Nasi udah jadi bubur. Hal terbaik yang bisa kita lakukan bukanlah menyesal apalagi mengubah bubur itu jadi nasi, melainkan menambahkan ayam, kuah dan kerupuk. 
          
          Jika sesuatu yang bukan kau kehendaki terjadi, jangan terlalu bersedih atau memaksakan kehendak mu sendiri. Cobalah syukuri, atau bahkan memanfaatkan itu sebagai bahan untuk memperbaiki diri. 
          
          
          Misalnya MBG. Kita semua baik itu pendukungnya ataupun pengkritiknya pasti sedikit banyak merasa kecewa karakter program yang seharusnya luar biasa ini malah dilaksanakan dengan ugal ugalan.
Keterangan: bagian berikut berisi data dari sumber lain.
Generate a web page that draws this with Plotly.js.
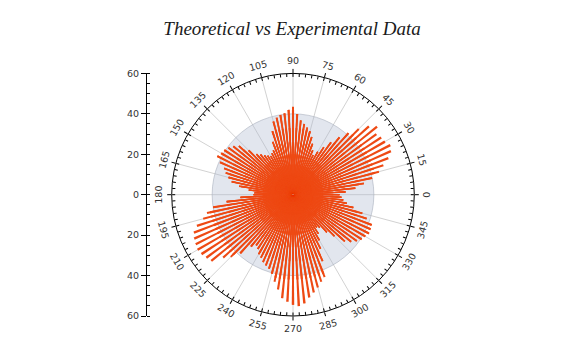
<!DOCTYPE html>
<html><head><meta charset="utf-8">
<script src="https://cdn.plot.ly/plotly-3.0.1.min.js"></script>
<style>html,body{margin:0;padding:0;background:#fff}</style>
</head><body><div id="chart" style="width:572px;height:354px"></div>
<script>
// Experimental bars, one every 3 degrees starting at 0 (counter-clockwise)
const experimental = [
  23, 26, 31, 35.5, 40, 44, 47, 50.5, 53, 54,
  52.5, 52, 51, 53.5, 50.5, 46, 41, 36.5, 32, 28,
  24.5, 22, 24, 27, 30, 32.5, 34, 35.5, 37, 40,
  43.5, 42, 40.5, 40, 39, 37.5, 33, 28, 24, 23,
  22, 23, 24, 25.5, 27, 31, 36, 38, 39.5, 40.5,
  41, 42, 39.5, 36.5, 35, 33, 31, 27, 22, 19,
  19.5, 26, 33, 40, 43.5, 46, 50, 52.5, 53.5, 54,
  54.5, 54, 53, 52, 46.5, 43.5, 39, 33, 31, 32,
  34, 35, 36.5, 37.5, 38.5, 40.5, 44, 47.5, 51.5, 53,
  54.5, 55.2, 54, 51.5, 49.5, 47.5, 45.3, 43.7, 36, 30,
  26, 23, 20, 21, 25, 29, 34.5, 37, 39, 40.5,
  41.3, 42.3, 42, 41.7, 38.3, 35.5, 30.5, 27, 25, 24
];
const expTheta0 = 0;
const expDTheta = 3;
// Theoretical level (shaded disc)
const theoretical = [40];
const theoreticalTheta = [0];
const theoreticalSpan = [360];

const angleTicks = [0,15,30,45,60,75,90,105,120,135,150,165,180,195,210,225,240,255,270,285,300,315,330,345];
const radialTickVals = [-60,-40,-20,0,20,40,60];
const radialTickText = ['60','40','20','0','20','40','60'];

const W = 572, H = 354;
const cx = 293, cy = 194.7, R = 121.3, labelR = 134;
const dom = {
  x: [(cx - R) / W, (cx + R) / W],
  y: [1 - (cy + R) / H, 1 - (cy - R) / H]
};

const tickFont = {family: 'DejaVu Sans, Verdana, sans-serif', size: 9.5, color: '#333'};
const barColor = '#ee4913';

// The original draws each bar as a strip of constant pixel width, so bars merge
// near the centre. Emulate with nested segments whose angular width shrinks outward.
const stripSteps = [[10, 3.0], [15, 2.6], [20, 2.2], [26, 1.9], [33, 1.65], [42, 1.45], [Infinity, 1.3]];

const traces = [
  {
    type: 'barpolar', name: 'Theoretical', subplot: 'polar',
    r: theoretical, theta: theoreticalTheta, width: theoreticalSpan,
    marker: {color: 'rgba(175,186,208,0.36)', line: {color: 'rgba(170,176,190,0.6)', width: 1}},
    hoverinfo: 'skip', showlegend: false
  }
];
stripSteps.forEach(([upper, w], k) => {
  traces.push({
    type: 'barpolar', name: 'Experimental', subplot: 'polar',
    r: experimental.map(v => Math.min(v, upper)),
    theta0: expTheta0, dtheta: expDTheta, width: w,
    marker: {color: barColor, line: {width: 0}},
    hoverinfo: k === stripSteps.length - 1 ? 'r+theta' : 'skip',
    showlegend: false
  });
});
traces.push({type: 'scatterpolar', subplot: 'polar2', r: [], theta: [], showlegend: false, hoverinfo: 'skip'});
traces.push({type: 'scatter', x: [], y: [], xaxis: 'x', yaxis: 'y', showlegend: false, hoverinfo: 'skip'});

const annotations = angleTicks.map(t => {
  const a = t * Math.PI / 180;
  const px = cx + labelR * Math.cos(a);
  const py = cy - labelR * Math.sin(a);
  let rot = 90 - t;
  while (rot >= 90) rot -= 180;
  while (rot < -90) rot += 180;
  return {
    xref: 'paper', yref: 'paper', x: px / W, y: 1 - py / H,
    xanchor: 'center', yanchor: 'middle', showarrow: false,
    text: String(t), textangle: rot, font: tickFont
  };
});

const layout = {
  width: W, height: H,
  margin: {l: 0, r: 0, t: 0, b: 0},
  paper_bgcolor: '#fff', plot_bgcolor: 'rgba(0,0,0,0)',
  showlegend: false,
  title: {
    text: '<i>Theoretical vs Experimental Data</i>',
    font: {family: 'Liberation Serif, Times New Roman, serif', size: 19, color: '#1a1a1a'},
    x: 292 / W, xanchor: 'center', xref: 'container',
    y: 1 - 28 / H, yanchor: 'middle', yref: 'container'
  },
  polar: {
    domain: dom,
    bgcolor: '#fff',
    barmode: 'overlay',
    radialaxis: {visible: false, range: [0, 60]},
    angularaxis: {
      direction: 'counterclockwise', rotation: 0,
      tickmode: 'linear', tick0: 0, dtick: 15,
      ticks: 'outside', ticklen: 4, tickcolor: '#000', tickwidth: 1,
      showticklabels: false,
      showline: true, linecolor: '#000', linewidth: 1,
      showgrid: true, gridcolor: '#d2d2d2', gridwidth: 1
    }
  },
  polar2: {
    domain: dom,
    bgcolor: 'rgba(0,0,0,0)',
    radialaxis: {visible: false, range: [0, 60]},
    angularaxis: {
      direction: 'counterclockwise', rotation: 0,
      tickmode: 'linear', tick0: 0, dtick: 3,
      ticks: 'inside', ticklen: 3, tickcolor: '#000', tickwidth: 1,
      showticklabels: false, showline: false, showgrid: false
    }
  },
  xaxis: {visible: false, domain: [0.3, 0.7], range: [0, 1], fixedrange: true},
  yaxis: {
    domain: dom.y, range: [-60, 60], autorange: false,
    anchor: 'free', position: 146 / W, side: 'left',
    tickmode: 'array', tickvals: radialTickVals, ticktext: radialTickText,
    ticks: 'outside', ticklen: 5, tickcolor: '#000', tickwidth: 1,
    minor: {dtick: 5, tick0: 0, ticks: 'inside', ticklen: 3, tickcolor: '#000', showgrid: false},
    showline: true, linecolor: '#000', linewidth: 1,
    showgrid: false, zeroline: false,
    tickfont: tickFont
  },
  annotations: annotations
};

Plotly.newPlot('chart', traces, layout, {staticPlot: true, displayModeBar: false});
</script>
</body></html>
Keracunan, lauk basi, hingga makanan yang tidak bergizi sama sekali. 
          
          Tapi, menyesalinya atau bahkan menghentikannya adalah pilihan yang sulit. Mau bagaimanapun, sudah terlalu banyak orang yang diuntungkan atau bahkan dihidupi dengan progam ini. Mulai dari pengusaha, pekerjaan hingga petani, nelayan dan peternak yang menjadi supplaiyer. 
          
          Maka dari itu, saya menawarkan solusi. Bagaimana jika kita membuat progam ini tidak hanya sebagai progam pemenuhan gizi. Melainkan sebagai sebuah program untuk menyerap hasil panen yang berlebih (seperti tomat dan cabai) serta sebagai alat pemerintah untuk mengkampanyekan diversifikasi pangan. 
          
          Masyarakat kita terlalu bergantung pada beras yang suplainya bergantung pada pulau Jawa-Bali. Dan juga ketergantungan pada olahan gandum (semisal roti dan mie), padahal gandum tidak tumbuh di Indonesia. 
          
          Maka dari itu, saya berpikir bahwa progam ini seharusnya bisa digunakan untuk mempromosikan sumber karbohidrat alternatif selain gandum dan beras. Semisal ubi ubian, sorgum, sagu dan lain sebagainya.